Overview#

Collecting relevant data is always the first step for a good statistical analysis. In this context, a designed experiment refers to the structured and methodical approach to planning, conducting, analysing, and interpreting controlled experiments. This part covers techniques for setting up experiments to ensure that the results are valid, reliable, and can be used to draw causal conclusions. Effective experimental design is key to deriving actionable insights and making evidence-based decisions for several reasons:

  • Validity: ensures that the experiments measure what they are intended to measure, providing accurate results.

  • Reliability: guarantees that the results are consistent and replicable across different trials and settings.

  • Causality: facilitates the identification of causal relationships by controlling for confounding variables and ensuring that the observed effects are due to the treatments applied.

  • Efficiency: optimizes the use of resources, minimizing the cost and time required to conduct experiments while maximizing the information gained.

Poor experimental design can lead to several issues:

  • Bias: without proper control and randomization, experiments can produce biased results, leading to incorrect conclusions.

  • Confounding: failing to account for confounding variables can obscure the true relationship between the treatment and the outcome.

  • Lack of generalizability: experiments that are not well-designed may produce results that cannot be generalized to other settings, populations, or time periods.

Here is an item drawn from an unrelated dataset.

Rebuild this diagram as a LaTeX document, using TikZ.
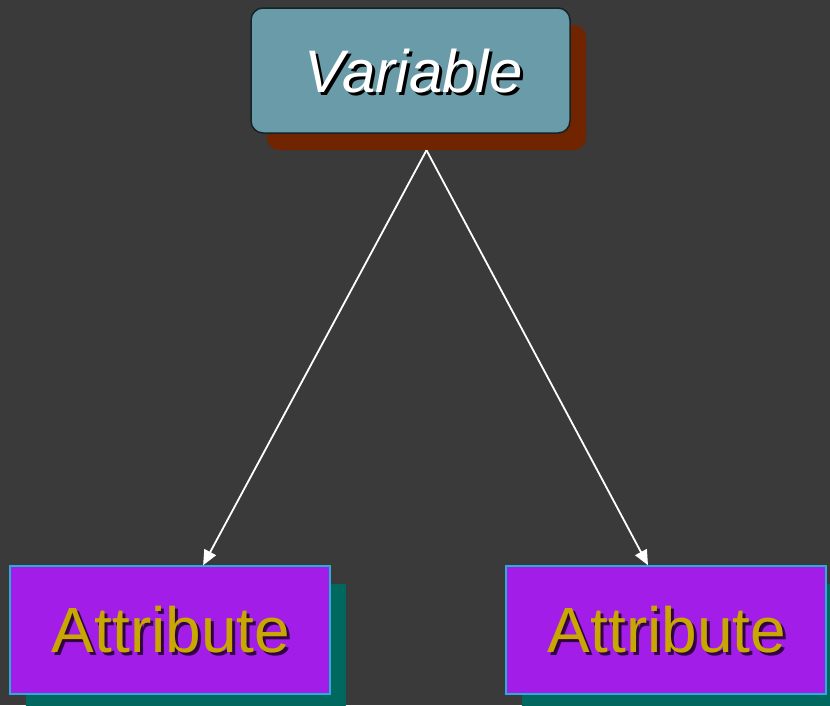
\documentclass[tikz,border=0pt]{standalone}
\usepackage{fontspec}
\setmainfont{Liberation Sans}
\usetikzlibrary{calc,arrows.meta}
\definecolor{bg}{RGB}{58,58,58}
\definecolor{varfill}{RGB}{106,155,168}
\definecolor{varedge}{RGB}{20,35,40}
\definecolor{varshadow}{RGB}{112,36,0}
\definecolor{attfill}{RGB}{162,30,232}
\definecolor{attedge}{RGB}{40,175,215}
\definecolor{attshadow}{RGB}{0,104,94}
\definecolor{atttext}{RGB}{200,168,0}
\definecolor{atttextshadow}{RGB}{50,0,70}
\tikzset{
  varbox/.style={draw=varedge, line width=1.5pt, fill=varfill, rounded corners=12pt,
    minimum width=319pt, minimum height=125pt, inner sep=0pt},
  varshadowbox/.style={fill=varshadow, rounded corners=12pt,
    minimum width=319pt, minimum height=125pt, inner sep=0pt},
  attbox/.style={draw=attedge, line width=1.5pt, fill=attfill,
    minimum width=320pt, minimum height=128pt, inner sep=0pt},
  attshadowbox/.style={fill=attshadow, minimum width=320pt, minimum height=128pt, inner sep=0pt},
  vartext/.style={font=\fontsize{60}{70}\selectfont\itshape, text=white, inner sep=0pt},
  vartextshadow/.style={font=\fontsize{60}{70}\selectfont\itshape, text=black, inner sep=0pt},
  atttext/.style={font=\fontsize{64}{74}\selectfont, text=atttext, inner sep=0pt},
  atttextshadow/.style={font=\fontsize{64}{74}\selectfont, text=atttextshadow, inner sep=0pt},
  link/.style={draw=white, line width=1.8pt, -{Triangle[length=15pt,width=13pt]}}
}
\begin{document}
\begin{tikzpicture}[x=1pt,y=-1pt]
\useasboundingbox[fill=bg] (0,0) rectangle (830,705);
% Variable
\node[varshadowbox] (vs) at (426.5,87.5) {};
\node[varbox] (v) at (410.5,70.5) {};
\node[vartextshadow] (vts) at (416.5,74) {Variable};
\node[vartext] (vt) at (413.5,71) {Variable};
% Attribute left
\node[attshadowbox] (a1s) at (186,648) {};
\node[attbox] (a1) at (170,630) {};
\node[atttextshadow] (a1ts) at (174,633) {Attribute};
\node[atttext] (a1t) at (171,630) {Attribute};
% Attribute right
\node[attshadowbox] (a2s) at (682,648) {};
\node[attbox] (a2) at (666,630) {};
\node[atttextshadow] (a2ts) at (670,633) {Attribute};
\node[atttext] (a2t) at (667,630) {Attribute};
% connectors
\draw[link] (vs.south) -- ($(a1.north west)!0.603!(a1.north east)$);
\draw[link] (vs.south) -- ($(a2.north west)!0.444!(a2.north east)$);
\end{tikzpicture}
\end{document}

Content of Data Collection Chapters#

Chapter

Description

Design of Experiments

Techniques for planning and conducting controlled experiments to draw causal conclusions.

Active Learning

Methods for sequentially selecting data points to be labeled in a way that improves model performance.

A/B Testing

Practical applications of A/B testing to compare two versions of a variable to determine which performs better.

Multi-Armed Bandits

Approaches to balance exploration and exploitation in experimental settings to optimize decision-making.